From the first line of the listing below, retype each line up to and including the one with "width=162pt,minimum height=54pt] (sellsec)"; pictures stay out.

━━ Data section

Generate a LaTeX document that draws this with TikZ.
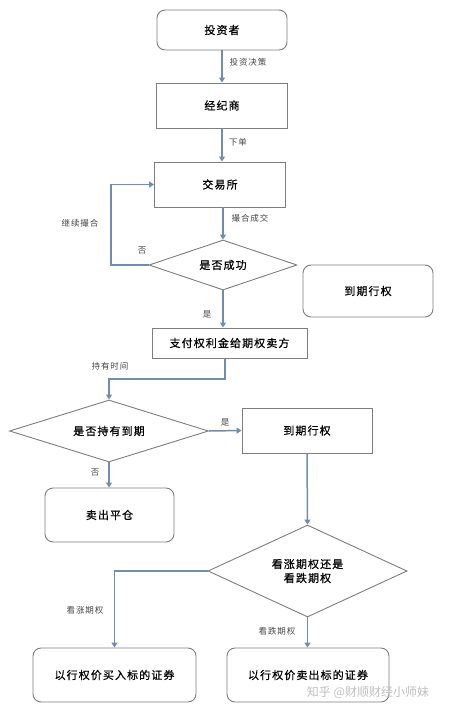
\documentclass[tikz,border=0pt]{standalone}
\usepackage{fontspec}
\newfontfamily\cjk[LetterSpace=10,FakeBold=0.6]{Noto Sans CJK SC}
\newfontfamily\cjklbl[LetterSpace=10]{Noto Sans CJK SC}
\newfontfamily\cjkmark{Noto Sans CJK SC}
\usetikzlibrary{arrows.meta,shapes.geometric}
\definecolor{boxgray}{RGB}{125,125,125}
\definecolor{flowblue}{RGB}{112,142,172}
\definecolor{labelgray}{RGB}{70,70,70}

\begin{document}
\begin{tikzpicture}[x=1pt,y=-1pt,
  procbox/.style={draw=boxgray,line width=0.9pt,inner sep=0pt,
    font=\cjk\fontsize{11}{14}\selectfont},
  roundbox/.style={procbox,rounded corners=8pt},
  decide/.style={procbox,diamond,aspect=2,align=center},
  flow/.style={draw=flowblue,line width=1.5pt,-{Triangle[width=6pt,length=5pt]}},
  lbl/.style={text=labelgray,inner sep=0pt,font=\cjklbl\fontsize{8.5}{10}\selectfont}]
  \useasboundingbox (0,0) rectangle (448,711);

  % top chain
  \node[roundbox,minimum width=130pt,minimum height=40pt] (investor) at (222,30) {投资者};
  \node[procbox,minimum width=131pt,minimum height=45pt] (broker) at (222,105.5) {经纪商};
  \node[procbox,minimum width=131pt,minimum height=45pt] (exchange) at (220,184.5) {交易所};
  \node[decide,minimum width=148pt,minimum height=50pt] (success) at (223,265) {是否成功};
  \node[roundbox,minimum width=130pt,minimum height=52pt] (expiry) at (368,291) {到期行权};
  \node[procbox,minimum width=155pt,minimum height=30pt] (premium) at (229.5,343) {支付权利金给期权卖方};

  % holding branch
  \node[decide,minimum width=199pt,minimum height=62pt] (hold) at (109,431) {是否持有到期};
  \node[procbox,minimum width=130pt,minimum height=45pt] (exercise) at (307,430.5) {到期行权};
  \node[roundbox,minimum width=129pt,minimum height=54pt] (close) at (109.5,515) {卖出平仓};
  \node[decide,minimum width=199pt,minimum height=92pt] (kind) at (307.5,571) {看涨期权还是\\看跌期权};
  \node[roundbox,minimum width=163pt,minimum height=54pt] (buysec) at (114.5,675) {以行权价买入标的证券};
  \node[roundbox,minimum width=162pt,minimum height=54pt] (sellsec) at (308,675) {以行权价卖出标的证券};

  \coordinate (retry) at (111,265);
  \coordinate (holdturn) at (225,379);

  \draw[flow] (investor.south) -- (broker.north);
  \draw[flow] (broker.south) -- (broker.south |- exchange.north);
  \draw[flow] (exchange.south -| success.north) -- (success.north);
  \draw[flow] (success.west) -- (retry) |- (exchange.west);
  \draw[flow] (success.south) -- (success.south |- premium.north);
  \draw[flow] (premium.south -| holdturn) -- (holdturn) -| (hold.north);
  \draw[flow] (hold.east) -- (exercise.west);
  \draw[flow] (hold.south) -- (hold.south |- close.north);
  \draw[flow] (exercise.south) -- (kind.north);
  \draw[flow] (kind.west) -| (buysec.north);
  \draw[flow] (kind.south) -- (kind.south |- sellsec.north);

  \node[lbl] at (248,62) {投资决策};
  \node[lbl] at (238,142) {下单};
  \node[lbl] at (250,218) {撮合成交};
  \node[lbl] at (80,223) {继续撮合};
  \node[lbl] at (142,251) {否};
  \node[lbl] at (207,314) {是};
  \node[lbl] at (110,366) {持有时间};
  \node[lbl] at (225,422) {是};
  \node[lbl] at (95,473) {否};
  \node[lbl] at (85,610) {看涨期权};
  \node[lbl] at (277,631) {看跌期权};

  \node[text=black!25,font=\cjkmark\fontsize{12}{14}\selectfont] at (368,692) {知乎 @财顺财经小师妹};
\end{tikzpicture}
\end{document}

━━━━

### Response to the task
Generate a LaTeX document that draws this with TikZ.
\documentclass[tikz,border=0pt]{standalone}
\usepackage{fontspec}
\newfontfamily\cjk[LetterSpace=10,FakeBold=0.6]{Noto Sans CJK SC}
\newfontfamily\cjklbl[LetterSpace=10]{Noto Sans CJK SC}
\newfontfamily\cjkmark{Noto Sans CJK SC}
\usetikzlibrary{arrows.meta,shapes.geometric}
\definecolor{boxgray}{RGB}{125,125,125}
\definecolor{flowblue}{RGB}{112,142,172}
\definecolor{labelgray}{RGB}{70,70,70}

\begin{document}
\begin{tikzpicture}[x=1pt,y=-1pt,
  procbox/.style={draw=boxgray,line width=0.9pt,inner sep=0pt,
    font=\cjk\fontsize{11}{14}\selectfont},
  roundbox/.style={procbox,rounded corners=8pt},
  decide/.style={procbox,diamond,aspect=2,align=center},
  flow/.style={draw=flowblue,line width=1.5pt,-{Triangle[width=6pt,length=5pt]}},
  lbl/.style={text=labelgray,inner sep=0pt,font=\cjklbl\fontsize{8.5}{10}\selectfont}]
  \useasboundingbox (0,0) rectangle (448,711);

  % top chain
  \node[roundbox,minimum width=130pt,minimum height=40pt] (investor) at (222,30) {投资者};
  \node[procbox,minimum width=131pt,minimum height=45pt] (broker) at (222,105.5) {经纪商};
  \node[procbox,minimum width=131pt,minimum height=45pt] (exchange) at (220,184.5) {交易所};
  \node[decide,minimum width=148pt,minimum height=50pt] (success) at (223,265) {是否成功};
  \node[roundbox,minimum width=130pt,minimum height=52pt] (expiry) at (368,291) {到期行权};
  \node[procbox,minimum width=155pt,minimum height=30pt] (premium) at (229.5,343) {支付权利金给期权卖方};

  % holding branch
  \node[decide,minimum width=199pt,minimum height=62pt] (hold) at (109,431) {是否持有到期};
  \node[procbox,minimum width=130pt,minimum height=45pt] (exercise) at (307,430.5) {到期行权};
  \node[roundbox,minimum width=129pt,minimum height=54pt] (close) at (109.5,515) {卖出平仓};
  \node[decide,minimum width=199pt,minimum height=92pt] (kind) at (307.5,571) {看涨期权还是\\看跌期权};
  \node[roundbox,minimum width=163pt,minimum height=54pt] (buysec) at (114.5,675) {以行权价买入标的证券};
  \node[roundbox,minimum width=162pt,minimum height=54pt] (sellsec) at (308,675) {以行权价卖出标的证券};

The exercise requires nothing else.